Zhu, associate professor of electrical and computer engineering, received the gift to support the development of new methods and tools that enable the design and runtime adaptation of industrial IoT systems while ensuring their safety, robustness, and performance.

Industrial IoT systems have shown promise in industries such as advanced manufacturing, connected and autonomous vehicles, smart buildings and infrastructures, and precision agriculture. Many of these IoT systems operate in highly dynamic, noisy, and potentially hazardous environments.
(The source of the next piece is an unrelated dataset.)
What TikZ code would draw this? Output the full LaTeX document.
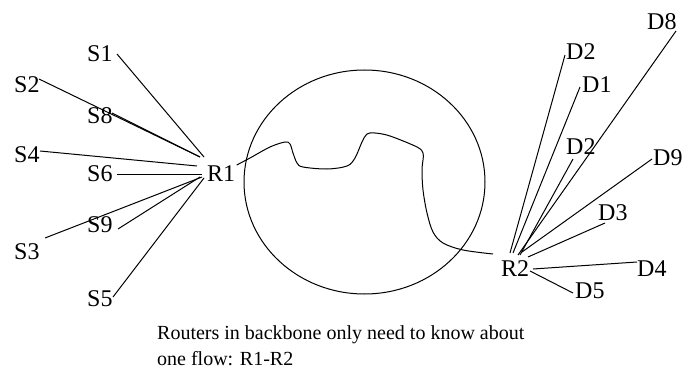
\documentclass[tikz,border=0pt]{standalone}
\usepackage{fontspec}
\setmainfont{Liberation Serif}
\usetikzlibrary{shapes.geometric}
\begin{document}
\begin{tikzpicture}[x=1pt,y=-1pt,
  lbl/.style={inner sep=0pt,anchor=base west,font=\fontsize{24}{28}\selectfont},
  captxt/.style={inner sep=0pt,anchor=base west,font=\fontsize{20}{26}\selectfont},
  wire/.style={draw=black,line width=1pt}]
\useasboundingbox (0,0) rectangle (688,377);
% source labels
\node[lbl] (s1) at (87,62) {S1};
\node[lbl] (s2) at (14,93) {S2};
\node[lbl] (s8) at (87,124) {S8};
\node[lbl] (s4) at (14,162) {S4};
\node[lbl] (s6) at (87,181) {S6};
\node[lbl] (s9) at (87,232) {S9};
\node[lbl] (s3) at (14,259) {S3};
\node[lbl] (s5) at (87,306) {S5};
\node[lbl] (r1) at (207,181) {R1};
% destination labels
\node[lbl] (d8) at (647,30) {D8};
\node[lbl] (d2a) at (566,60) {D2};
\node[lbl] (d1) at (582,93) {D1};
\node[lbl] (d2b) at (566,155) {D2};
\node[lbl] (d9) at (653,165) {D9};
\node[lbl] (d3) at (598,220) {D3};
\node[lbl] (r2) at (501,276) {R2};
\node[lbl] (d4) at (637,276) {D4};
\node[lbl] (d5) at (575,298) {D5};
% caption
\node[captxt] (c1) at (157,339) {Routers in backbone only need to know about};
\node[captxt] (c2) at (157,365) {one flow: R1-R2};
% backbone
\node[draw,line width=1pt,ellipse,minimum width=241pt,minimum height=224pt,inner sep=0pt] (bb) at (364.5,182) {};
% end points near routers
\coordinate (a1) at (204,157);
\coordinate (a2) at (200,157);
\coordinate (a4) at (197,166);
\coordinate (a6) at (202,174);
\coordinate (a9) at (200,177);
\coordinate (a3) at (202,177);
\coordinate (a5) at (204,178);
\coordinate (b8) at (518,255);
\coordinate (b2a) at (510,253);
\coordinate (b1) at (513,253);
\coordinate (b2b) at (520,255);
\coordinate (b9) at (522,252);
\coordinate (b3) at (528,257);
\coordinate (b4) at (533,269);
\coordinate (b5) at (530,271);
\coordinate (e1) at (117,54);
\coordinate (e2) at (39,79);
\coordinate (e8) at (112,113);
\coordinate (e4) at (40,151);
\coordinate (e6) at (117,174);
\coordinate (e9) at (118,229);
\coordinate (e3) at (45,238);
\coordinate (e5) at (113,297);
\coordinate (f8) at (676,31);
\coordinate (f2a) at (565,55);
\coordinate (f1) at (580,87);
\coordinate (f2b) at (573,159);
\coordinate (f9) at (652,159);
\coordinate (f3) at (605,223);
\coordinate (f4) at (637,262);
\coordinate (f5) at (573,293);
\draw[wire] (e1) -- (a1);
\draw[wire] (e2) -- (a2);
\draw[wire] (e8) -- (a2);
\draw[wire] (e4) -- (a4);
\draw[wire] (e6) -- (a6);
\draw[wire] (e9) -- (a9);
\draw[wire] (e3) -- (a3);
\draw[wire] (e5) -- (a5);
\draw[wire] (f8) -- (b8);
\draw[wire] (f2a) -- (b2a);
\draw[wire] (f1) -- (b1);
\draw[wire] (f2b) -- (b2b);
\draw[wire] (f9) -- (b9);
\draw[wire] (f3) -- (b3);
\draw[wire] (f4) -- (b4);
\draw[wire] (f5) -- (b5);
% path through backbone
\draw[wire] plot[smooth,tension=0.55] coordinates {(236.7,165) (250,158) (270,147) (285,142) (290,144) (293,153) (297,163) (303,167) (327,169) (347,166) (355,158) (362,142) (367,134) (375,133) (390,136) (417,147) (423,153) (423,160) (422,170) (423,190) (427,213) (433,232) (443,243) (463,250) (493,254)};
\end{tikzpicture}
\end{document}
Achieving better IoT system safety, performance, and robustness remains an open challenge given strict execution timelines, often limited resources, constant disturbances from the environment, and increasing adoption of complex ML techniques.

In his project, Zhu aims to develop new methods that ensure the safety of IoT runtime adaptation under environment and execution disturbances, the efficiency and robustness of ML-based implementations, and the automatic trade-off among multiple system objectives across functional and software layers. 

“We are immensely grateful for the gift from Nokia,” Zhu said. “It will greatly facilitate our work in this area by providing valuable financial support for our students and opportunities for us to interact with Nokia researchers. Their insight into industrial challenges and feedback on our findings could help us develop approaches that have both scientific and practical significance and answer critical questions in enabling learning-based IoT applications.”